Saturday, December 02, 2006

güneşin kalbinin kontrolleri...

dakika ve dakika klm sitesinden, iniş anını takip ediyorum. bir şeye takıldığım zaman vazgeçemediğim alışkanlıklardan biri belki de. bugün evden dışarı adımımı atmadım. "toprak" üzerine düşünüyorum bu günlerde. bir "ateş" burcu için tehlikeli ve antipatik element. annem gibi, toprak burcu olmanı fazla irdelemedim bu düşüncelerde. toprak ve muhafazakarlık, aşiret ve iktidar. soğuk bir hava var, dışarısı karanlık ve evde de kimse yok. rahat bir klişe giriş. her zamanki gibi çorap olmayan ayaklarım, pencerenin ufak aralığından girip de tam masanın altına inen meltemle üşüyor. vücudumun geri kalan kısmı sıcak. seninle birlikte ayaklarımda üşüme, geri kalan yerlerimde kızarma alışkanlığının başlamasından da bahsetmiştim.

danimarka günlerindeki üşümeleri anımsatıyor. "set the controls for the heart of sun"ı çok erken keşfetmiş değildim. bu sene ve özellikle kuzeyin soğuklarındaki yalnızlıklarda üstüste dinlerdim. bir şeye takıldığım zaman vazgeçemediğim alışkanlıklardan biri olmuştu. simsiyah ipod'um parçalanana kadar, siyah gecelere eşlik ediyordu. 3 derece sıcaklık (veya soğuklukta) 6 km. gidiş - 6 km. dönüş şehre uzak yurdumdan, ağzımdan akan tükürüğün donduğu o bisiklet yolculuklarımda atkımın rahatsız edici etiketi hangi yöne bakıyor diye konsantrasyonumu kaybederken çokça bisikletten düşecek gibi oldum. ya da sadece Roger Waters'ın nefes kesen soğukluktaki sesinden ötürü kendimden geçiyordum. asla bu parçayı canlı dinleyebileceğimi bilmezdim tanıştığım günlerde. hem de sadece birkaç ay sonrasında iskandinav lacivertinde, batan güneşin altından çıkan gecenin soğuğunda.
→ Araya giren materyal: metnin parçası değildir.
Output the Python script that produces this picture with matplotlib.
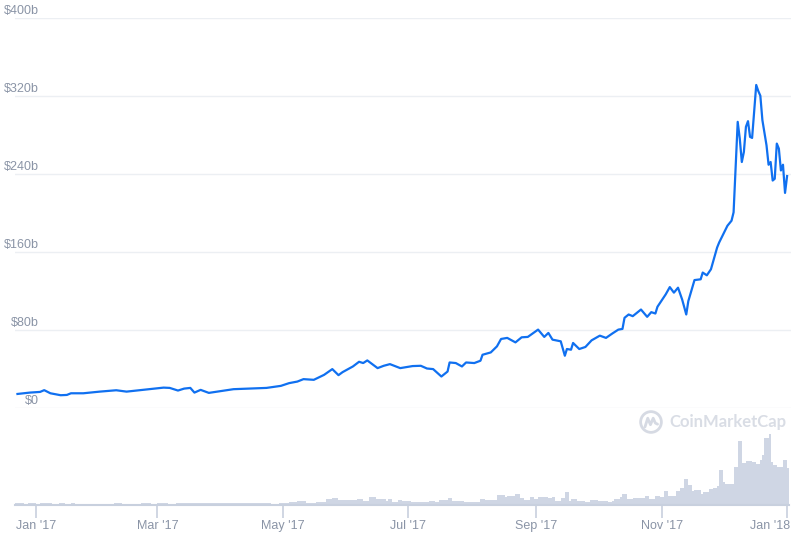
import pandas as pd
import numpy as np
import matplotlib
matplotlib.use("Agg")
import matplotlib.pyplot as plt
import matplotlib.transforms as mtransforms
from matplotlib.patches import Circle

plt.rcParams['font.family'] = ['Liberation Sans', 'DejaVu Sans']

# Market cap, days counted from 1 Jan 2017, values in $ billions
mc_days = [-9, -3, 2, 4, 7, 12, 15, 17, 23, 31, 39, 44, 52, 62, 65, 69, 72, 75, 77, 80,
           84, 88, 96, 104, 112, 119, 123, 127, 130, 135, 140, 144, 147, 149, 154, 157,
           159, 161, 166, 169, 172, 177, 180, 183, 187, 190, 193, 197, 200, 201, 204,
           207, 209, 213, 216, 217, 221, 224, 226, 229, 233, 236, 239, 244, 247, 249,
           251, 255, 257, 258, 260, 261, 264, 267, 270, 274, 277, 280, 283, 285, 286,
           288, 290, 294, 297, 299, 301, 302, 306, 308, 310, 312, 314, 316, 317, 320,
           323, 324, 326, 328, 331, 332, 336, 338, 339, 341, 342, 343, 344, 345, 346,
           347, 348, 350, 351, 352, 353, 355, 356, 357, 358, 359, 360, 361, 362, 363,
           364, 365]
mc_values = [14.4, 15.8, 16.5, 18.3, 15.1, 13.1, 13.4, 15.1, 15.1, 16.8, 18.2, 16.8, 18.6,
             20.9, 20.6, 17.9, 19.9, 20.6, 15.8, 18.6, 15.5, 16.8, 19.3, 19.9, 20.6, 22.7,
             25.5, 27.1, 29.6, 28.9, 34.0, 39.9, 33.7, 36.8, 42.6, 47.4, 46.1, 48.8, 40.9,
             43.3, 45.0, 40.9, 42.0, 43.0, 43.3, 40.5, 39.9, 32.3, 37.4, 46.7, 46.1, 42.6,
             46.7, 46.1, 48.5, 54.6, 57.0, 63.2, 70.8, 71.9, 67.3, 72.5, 72.9, 80.4, 72.9,
             77.0, 70.1, 68.4, 53.6, 60.5, 59.8, 66.7, 60.5, 62.6, 69.4, 74.2, 71.9, 76.3,
             80.4, 81.1, 92.5, 95.9, 94.2, 101.0, 93.5, 98.3, 96.9, 103.8, 116.5, 124.0,
             118.3, 123.4, 111.3, 95.9, 109.6, 131.2, 132.0, 138.9, 136.1, 142.3, 164.6,
             169.8, 186.9, 192.1, 200.7, 293.5, 276.3, 252.3, 262.6, 288.4, 294.2, 278.1,
             277.0, 331.3, 325.1, 320.3, 295.2, 269.4, 249.5, 252.3, 233.3, 235.1, 271.2,
             266.0, 243.6, 249.5, 220.6, 237.9]

# 24h volume, step start days and values in $ billions
vol_days = [-10, -6, -4, 0, 2, 4, 6, 8, 11, 14, 17, 19, 33, 35, 38, 42, 51, 56, 59, 64,
            68, 70, 74, 78, 91, 97, 114, 118, 120, 123, 127, 131, 134, 136, 141, 144, 147,
            156, 159, 162, 165, 170, 171, 173, 176, 178, 182, 191, 194, 196, 200, 202,
            205, 208, 211, 216, 218, 224, 228, 229, 233, 235, 237, 240, 242, 244, 246,
            249, 251, 252, 255, 257, 259, 260, 263, 267, 269, 273, 278, 280, 281, 284,
            285, 287, 290, 296, 298, 301, 303, 305, 307, 311, 313, 315, 317, 319, 320,
            323, 324, 327, 329, 331, 332, 334, 335, 339, 341, 343, 345, 348, 350, 352,
            353, 354, 356, 357, 358, 360, 363, 365]
vol_values = [0.5, 0.25, 0.5, 0.25, 0.5, 0.7, 0.5, 0.25, 0.5, 0.25, 0.5, 0.2, 0.4,
              0.2, 0.5, 0.2, 0.5, 0.25, 0.5, 0.4, 0.7, 0.5, 0.7, 0.5, 0.7, 0.5,
              0.4, 0.66, 0.56, 0.89, 1.22, 0.76, 0.56, 0.99, 1.88, 2.31, 1.65, 1.98, 1.42,
              2.64, 1.88, 1.42, 1.98, 0.99, 1.65, 1.22, 0.89, 1.32, 0.99, 1.55, 2.31, 1.32,
              1.22, 1.09, 0.99, 1.88, 1.55, 3.3, 2.74, 2.97, 3.63, 2.2, 1.55, 2.54, 1.88,
              2.54, 2.74, 2.31, 2.54, 1.42, 2.2, 4.29, 1.42, 1.88, 1.32, 1.09, 1.55, 1.22,
              1.09, 1.42, 1.88, 2.54, 3.63, 1.88, 2.2, 2.97, 1.98, 3.07, 2.64, 4.62, 3.07,
              4.62, 5.51, 8.58, 6.6, 4.62, 4.95, 3.53, 4.39, 5.28, 5.51, 6.27, 11.55, 7.69,
              6.83, 12.64, 21.12, 13.76, 14.52, 14.29, 13.43, 14.85, 16.5, 22.21, 23.33,
              14.29, 13.2, 12.64, 14.85, 12.11]
vol_end_day = 366

start = pd.Timestamp("2017-01-01")
tick_dates = ["2017-01-01", "2017-03-01", "2017-05-01", "2017-07-01",
              "2017-09-01", "2017-11-01", "2018-01-01"]
tick_labels = ["Jan '17", "Mar '17", "May '17", "Jul '17", "Sep '17", "Nov '17", "Jan '18"]
tick_days = [(pd.Timestamp(d) - start).days for d in tick_dates]

y_ticks = [0, 80, 160, 240, 320, 400]
y_labels = ["$0", "$80b", "$160b", "$240b", "$320b", "$400b"]

line_color = "#1070f0"
vol_color = "#cfd6e4"
grid_color = "#eceff3"
text_color = "#8a94a6"
xlim = (-10.2, 366.9)

fig = plt.figure(figsize=(7.91, 5.33), dpi=100)
W, H = 791, 533

# main price axis
ax = fig.add_axes([15 / W, (H - 408) / H, 776 / W, 390 / H])
ax.plot(mc_days, mc_values, color=line_color, lw=1.6, solid_joinstyle="round")
ax.set_xlim(*xlim)
ax.set_ylim(0, 400)
for v, lab in zip(y_ticks, y_labels):
    ax.axhline(v, color=grid_color, lw=1, zorder=0)
    ax.text(24 / 776, v + 1.5, lab, transform=ax.get_yaxis_transform(),
            ha="right", va="bottom", fontsize=9, color=text_color)
ax.set_xticks([])
ax.set_yticks([])
for s in ax.spines.values():
    s.set_visible(False)
ax.patch.set_alpha(0)

# volume axis
axv = fig.add_axes([15 / W, (H - 505) / H, 776 / W, 97 / H])
axv.stairs(vol_values, vol_days + [vol_end_day], fill=True, color=vol_color, lw=0)
axv.set_xlim(*xlim)
axv.set_ylim(0, 32)
axv.set_yticks([])
axv.set_xticks(tick_days)
axv.set_xticklabels(tick_labels)
axv.tick_params(axis="x", length=9, width=1.2, color="#c8d0de", labelcolor=text_color,
                labelsize=9, pad=2)
last = axv.get_xticklabels()[-1]
last.set_horizontalalignment("right")
last.set_transform(last.get_transform() +
                   mtransforms.ScaledTranslation(3 / 100, 0, fig.dpi_scale_trans))
for s in ["top", "left", "right"]:
    axv.spines[s].set_visible(False)
axv.spines["bottom"].set_color("#c8d0de")
axv.spines["bottom"].set_linewidth(1.5)
axv.spines["bottom"].set_bounds(xlim[0], 366)
axv.patch.set_alpha(0)

# watermark
logo = fig.add_axes([639 / W, (H - 434) / H, 24 / W, 24 / H])
logo.set_xlim(-1.1, 1.1)
logo.set_ylim(-1.1, 1.1)
logo.set_aspect("equal")
logo.axis("off")
logo.add_patch(Circle((0, 0), 0.95, fill=False, ec="#d6dae3", lw=2))
logo.plot([-0.55, -0.3, -0.05, 0.2, 0.4, 0.6], [-0.45, 0.35, -0.25, 0.35, -0.1, -0.2],
          color="#d6dae3", lw=2, solid_capstyle="round")
fig.text(669 / W, (H - 422) / H, "CoinMarketCap", fontsize=12, fontweight="bold",
         color="#d9dde5", va="center", ha="left", family=["Lato", "DejaVu Sans"])

fig.savefig("out.png", dpi=100)
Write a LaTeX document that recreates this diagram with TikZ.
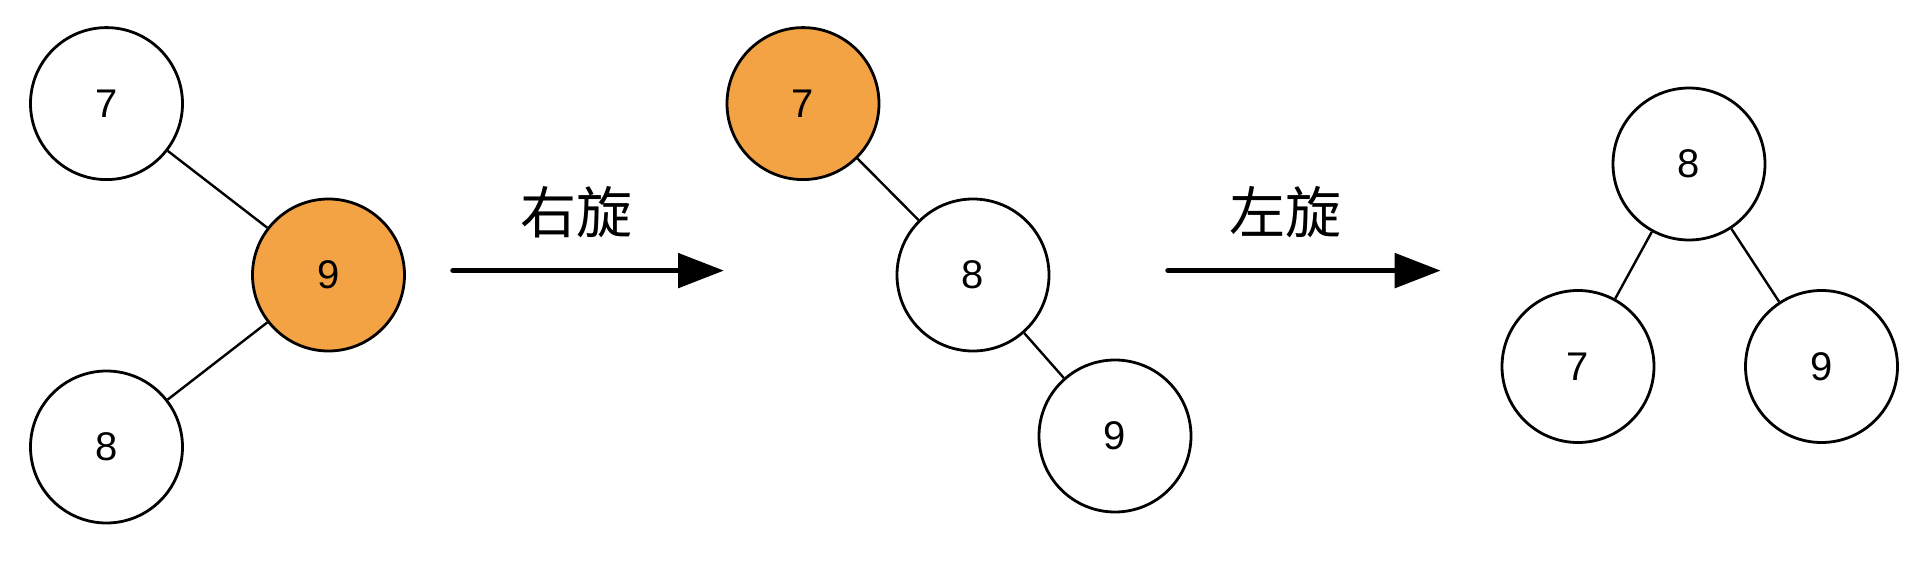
\documentclass[tikz,border=0pt]{standalone}
\usepackage{fontspec}
\setmainfont{Liberation Sans}
\newfontfamily\cjk{Noto Sans CJK SC}
\usetikzlibrary{arrows.meta}
\definecolor{hl}{HTML}{F3A244}
\begin{document}
\begin{tikzpicture}[x=1pt,y=-1pt,
  tnode/.style={circle,draw=black,line width=2.8pt,fill=white,minimum size=152pt,inner sep=0pt,font=\fontsize{40}{40}\selectfont},
  hot/.style={tnode,fill=hl},
  edge/.style={line width=2.4pt},
  rot/.style={line width=5.5pt,line cap=round,-{Triangle[length=46pt,width=34pt]}},
  lbl/.style={font=\cjk\fontsize{56}{56}\selectfont}]
\useasboundingbox (0,0) rectangle (1920,562);
% tree A
\node[tnode] (a7) at (106.5,103.6) {7};
\node[hot]   (a9) at (328.5,275) {9};
\node[tnode] (a8) at (106.5,447) {8};
\draw[edge] (a7) -- (a9);
\draw[edge] (a9) -- (a8);
% arrow 1
\coordinate (s1) at (453,270.6);
\coordinate (e1) at (724,270.6);
\draw[rot] (s1) -- (e1);
\node[lbl] (l1) at (576,212) {右旋};
% tree B
\node[hot]   (b7) at (803,103.6) {7};
\node[tnode] (b8) at (973,275) {8};
\node[tnode] (b9) at (1115,436) {9};
\draw[edge] (b7) -- (b8);
\draw[edge] (b8) -- (b9);
% arrow 2
\coordinate (s2) at (1168,270.6);
\coordinate (e2) at (1440.7,270.6);
\draw[rot] (s2) -- (e2);
\node[lbl] (l2) at (1285,212) {左旋};
% tree C
\node[tnode] (c8) at (1689,164) {8};
\node[tnode] (c7) at (1578,366.5) {7};
\node[tnode] (c9) at (1821.5,366.5) {9};
\draw[edge] (c8) -- (c7);
\draw[edge] (c8) -- (c9);
\end{tikzpicture}
\end{document}
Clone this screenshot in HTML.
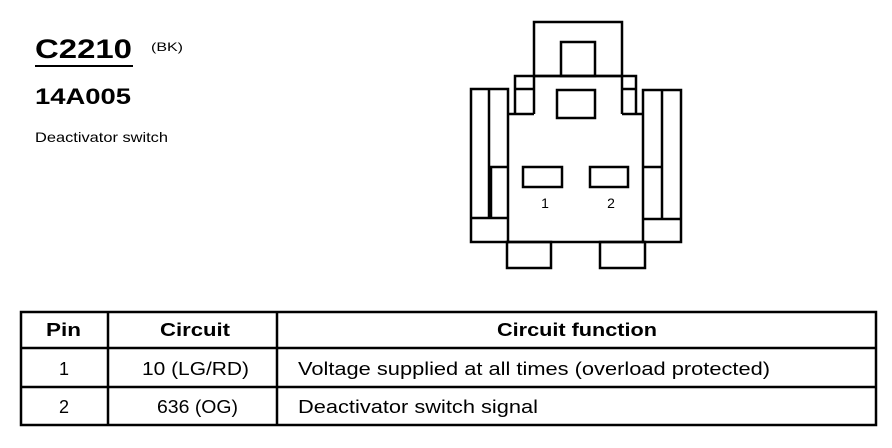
<!DOCTYPE html>
<html><head><style>
html,body{margin:0;padding:0;background:#fff;}
svg{display:block;font-family:"Liberation Sans",Arial,sans-serif;}
</style></head><body>
<svg width="892" height="448" viewBox="0 0 892 448" xmlns="http://www.w3.org/2000/svg">
<g fill="#000">
<text x="35" y="58" font-size="27" font-weight="bold" textLength="97" lengthAdjust="spacingAndGlyphs">C2210</text>
<text x="151" y="51" font-size="12" textLength="32" lengthAdjust="spacingAndGlyphs">(BK)</text>
<text x="35" y="104" font-size="22" font-weight="bold" textLength="96" lengthAdjust="spacingAndGlyphs">14A005</text>
<text x="35" y="142" font-size="14" textLength="133" lengthAdjust="spacingAndGlyphs">Deactivator switch</text>
</g>
<line x1="35" y1="66" x2="133" y2="66" stroke="#000" stroke-width="2"/>
<g fill="none" stroke="#000" stroke-width="2.5" stroke-linejoin="miter">
<rect x="534" y="22" width="88" height="54"/>
<rect x="561" y="42" width="34" height="34"/>
<polyline points="515,114 515,76 636,76 636,114"/>
<line x1="515" y1="89" x2="534" y2="89"/>
<line x1="622" y1="89" x2="636" y2="89"/>
<line x1="534" y1="76" x2="534" y2="114"/>
<line x1="622" y1="76" x2="622" y2="114"/>
<polyline points="508,114 534,114"/>
<polyline points="622,114 643,114"/>
<polygon points="471,89 508,89 508,242 471,242"/>
<line x1="489" y1="89" x2="489" y2="218"/>
<polyline points="491,218 491,167 509,167"/>
<line x1="471" y1="218" x2="509" y2="218"/>
<polygon points="643,90 681,90 681,242 643,242"/>
<line x1="662" y1="90" x2="662" y2="219"/>
<polyline points="644,167 662,167"/>
<line x1="643" y1="219" x2="681" y2="219"/>
<line x1="508" y1="242" x2="643" y2="242"/>
<rect x="507" y="242" width="44" height="26"/>
<rect x="600" y="242" width="45" height="26"/>
<rect x="557" y="90" width="38" height="28"/>
<rect x="523" y="167" width="39" height="20"/>
<rect x="590" y="167" width="38" height="20"/>
</g>
<g font-size="14" fill="#000" text-anchor="middle">
<text x="545" y="208">1</text>
<text x="611" y="208">2</text>
</g>
<g fill="none" stroke="#000" stroke-width="2.5">
<rect x="21" y="312" width="855" height="113"/>
<line x1="21" y1="348" x2="876" y2="348"/>
<line x1="21" y1="387" x2="876" y2="387"/>
<line x1="108" y1="312" x2="108" y2="425"/>
<line x1="277" y1="312" x2="277" y2="425"/>
</g>
<g font-size="18" fill="#000">
<text x="46" y="336" font-weight="bold" textLength="35" lengthAdjust="spacingAndGlyphs">Pin</text>
<text x="160" y="336" font-weight="bold" textLength="70" lengthAdjust="spacingAndGlyphs">Circuit</text>
<text x="497" y="336" font-weight="bold" textLength="160" lengthAdjust="spacingAndGlyphs">Circuit function</text>
<text x="64" y="375" text-anchor="middle">1</text>
<text x="142" y="375" textLength="107" lengthAdjust="spacingAndGlyphs">10 (LG/RD)</text>
<text x="298" y="375" textLength="472" lengthAdjust="spacingAndGlyphs">Voltage supplied at all times (overload protected)</text>
<text x="64" y="413" text-anchor="middle">2</text>
<text x="157" y="413" textLength="81" lengthAdjust="spacingAndGlyphs">636 (OG)</text>
<text x="298" y="413" textLength="240" lengthAdjust="spacingAndGlyphs">Deactivator switch signal</text>
</g>
</svg>
</body></html>
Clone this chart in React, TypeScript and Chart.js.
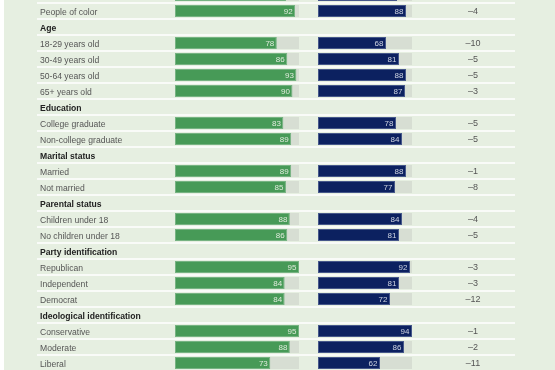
import React, { useEffect, useRef } from "react";
import { Chart, registerables } from "chart.js";

Chart.register(...registerables);

const rowLabels = [
  "White",
  "People of color",
  "Age",
  "18-29 years old",
  "30-49 years old",
  "50-64 years old",
  "65+ years old",
  "Education",
  "College graduate",
  "Non-college graduate",
  "Marital status",
  "Married",
  "Not married",
  "Parental status",
  "Children under 18",
  "No children under 18",
  "Party identification",
  "Republican",
  "Independent",
  "Democrat",
  "Ideological identification",
  "Conservative",
  "Moderate",
  "Liberal",
];

const headerLabels = [
  "Age",
  "Education",
  "Marital status",
  "Parental status",
  "Party identification",
  "Ideological identification",
];

const greenValues: (number | null)[] = [
  85, 92, null, 78, 86, 93, 90, null, 83, 89, null, 89, 85, null, 88, 86, null, 95, 84, 84, null, 95, 88, 73,
];

const blueValues: (number | null)[] = [
  79, 88, null, 68, 81, 88, 87, null, 78, 84, null, 88, 77, null, 84, 81, null, 92, 81, 72, null, 94, 86, 62,
];

const diffValues: (number | null)[] = [
  -6, -4, null, -10, -5, -5, -3, null, -5, -5, null, -1, -8, null, -4, -5, null, -3, -3, -12, null, -1, -2, -11,
];

const greenTrackMax = 95;
const blueTrackMax = 94;

const FONT = "'Liberation Sans', Arial, sans-serif";
const BG = "#e6efe1";
const GREEN = "#479a57";
const GREEN_EDGE = "#76b382";
const BLUE = "#0c2160";
const BLUE_EDGE = "#46578a";
const TRACK = "#d7ded3";

const CANVAS_W = 555;
const CANVAS_H = 384;
const CANVAS_TOP = -13;

const isHeader = (i: number) => headerLabels.includes(rowLabels[i]);

export default function App() {
  const ref = useRef<HTMLCanvasElement | null>(null);

  useEffect(() => {
    if (!ref.current) return;
    document.documentElement.style.overflow = "hidden";
    document.body.style.overflow = "hidden";

    const decorPlugin = {
      id: "decor",
      beforeDraw(chart: any) {
        const { ctx, width, height } = chart;
        const y = chart.scales.y;
        ctx.save();
        ctx.fillStyle = BG;
        ctx.fillRect(4, 0, width - 4, height);
        const step = y.getPixelForValue(1) - y.getPixelForValue(0);
        ctx.strokeStyle = "#ffffff";
        ctx.lineWidth = 1.5;
        for (let i = 0; i <= rowLabels.length; i++) {
          const py = y.getPixelForValue(i) - step / 2;
          ctx.beginPath();
          ctx.moveTo(37, py);
          ctx.lineTo(515, py);
          ctx.stroke();
        }
        ctx.restore();
      },
      afterDatasetsDraw(chart: any) {
        const { ctx } = chart;
        const y = chart.scales.y;
        ctx.save();
        ctx.font = `8px ${FONT}`;
        ctx.textAlign = "right";
        ctx.textBaseline = "middle";
        const drawVals = (dsIndex: number, color: string) => {
          const meta = chart.getDatasetMeta(dsIndex);
          const data = chart.data.datasets[dsIndex].data;
          meta.data.forEach((el: any, i: number) => {
            const v = data[i];
            if (v === null || v === undefined) return;
            ctx.fillStyle = color;
            ctx.fillText(String(v), el.x - 2.5, el.y + 0.5);
          });
        };
        drawVals(1, "#dfeadb");
        drawVals(3, "#cfd5e2");

        ctx.font = `9px ${FONT}`;
        ctx.textAlign = "center";
        ctx.fillStyle = "#555555";
        diffValues.forEach((d, i) => {
          if (d === null) return;
          const txt = d < 0 ? "\u2013" + Math.abs(d) : String(d);
          ctx.fillText(txt, 473, y.getPixelForValue(i) + 0.5);
        });
        ctx.restore();
      },
    };

    const chart = new Chart(ref.current, {
      type: "bar",
      data: {
        labels: rowLabels,
        datasets: [
          {
            label: "green track",
            data: rowLabels.map((_, i) => (isHeader(i) ? null : greenTrackMax)),
            backgroundColor: TRACK,
            xAxisID: "xg",
            grouped: false,
            order: 2,
          },
          {
            label: "green",
            data: greenValues,
            backgroundColor: GREEN,
            borderColor: GREEN_EDGE,
            borderWidth: 1,
            borderSkipped: false,
            xAxisID: "xg",
            grouped: false,
            order: 1,
          },
          {
            label: "blue track",
            data: rowLabels.map((_, i) => (isHeader(i) ? null : blueTrackMax)),
            backgroundColor: TRACK,
            xAxisID: "xb",
            grouped: false,
            order: 2,
          },
          {
            label: "blue",
            data: blueValues,
            backgroundColor: BLUE,
            borderColor: BLUE_EDGE,
            borderWidth: 1,
            borderSkipped: false,
            xAxisID: "xb",
            grouped: false,
            order: 1,
          },
        ] as any,
      },
      options: {
        indexAxis: "y",
        responsive: false,
        maintainAspectRatio: false,
        animation: false,
        events: [],
        layout: { padding: { left: 40, right: 143, top: 0, bottom: 0 } },
        categoryPercentage: 0.75,
        barPercentage: 1,
        plugins: { legend: { display: false }, tooltip: { enabled: false } },
        scales: {
          xg: {
            type: "linear",
            display: false,
            min: 0,
            max: (237 * greenTrackMax) / 124,
          },
          xb: {
            type: "linear",
            display: false,
            min: -143,
            max: 94,
          },
          y: {
            type: "category",
            position: "left",
            grid: { display: false },
            border: { display: false },
            afterFit: (scale: any) => {
              scale.width = 135;
              scale.paddingTop = 0;
              scale.paddingBottom = 0;
            },
            ticks: {
              autoSkip: false,
              crossAlign: "far",
              padding: 0,
              labelOffset: 1.5,
              color: (ctx: any) => (isHeader(ctx.index) ? "#222222" : "#555555"),
              font: (ctx: any) => ({
                family: FONT,
                size: 8.6,
                weight: isHeader(ctx.index) ? "bold" : "normal",
              }),
            },
          },
        },
      } as any,
      plugins: [decorPlugin],
    });

    return () => chart.destroy();
  }, []);

  return (
    <div style={{ position: "fixed", left: 0, top: CANVAS_TOP, width: CANVAS_W, height: CANVAS_H }}>
      <canvas
        ref={ref}
        width={CANVAS_W}
        height={CANVAS_H}
        style={{ width: CANVAS_W, height: CANVAS_H, display: "block" }}
      />
    </div>
  );
}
eskiden en sevmediğim mevsimler için sonbahar ve kış yarışırdı. kışı sevmeyi başladığımda, soğuğu sevmeye başlamamdan ötürü kendimin başka bir yönünü de sevmeye başlamıştım. eninde sonunda, ateş'ten yoruluyordum. bugün en soğuk günlerimden biri. ama büyük bir soğukkanlılıkla karşılayabiliyorum. ayaklarım, heyecandan değil, tekrar rüzgardan üşüyor ve kuzey günlerindeki özlem'in benzerini yaşıyorum. önümüzdeki günler hiç kolay olmayacak. "yorgun görünüyorsun"ların artması sorun değil. kışın gelmesi hiç sorun değil belki de. kışı sevebilmeye başlıyorum. gri en boktan renk olsa bile hala. belki de, gri'nin "teşhirciliği", korkuyu tetikleyen bir travma oluşturuyordur.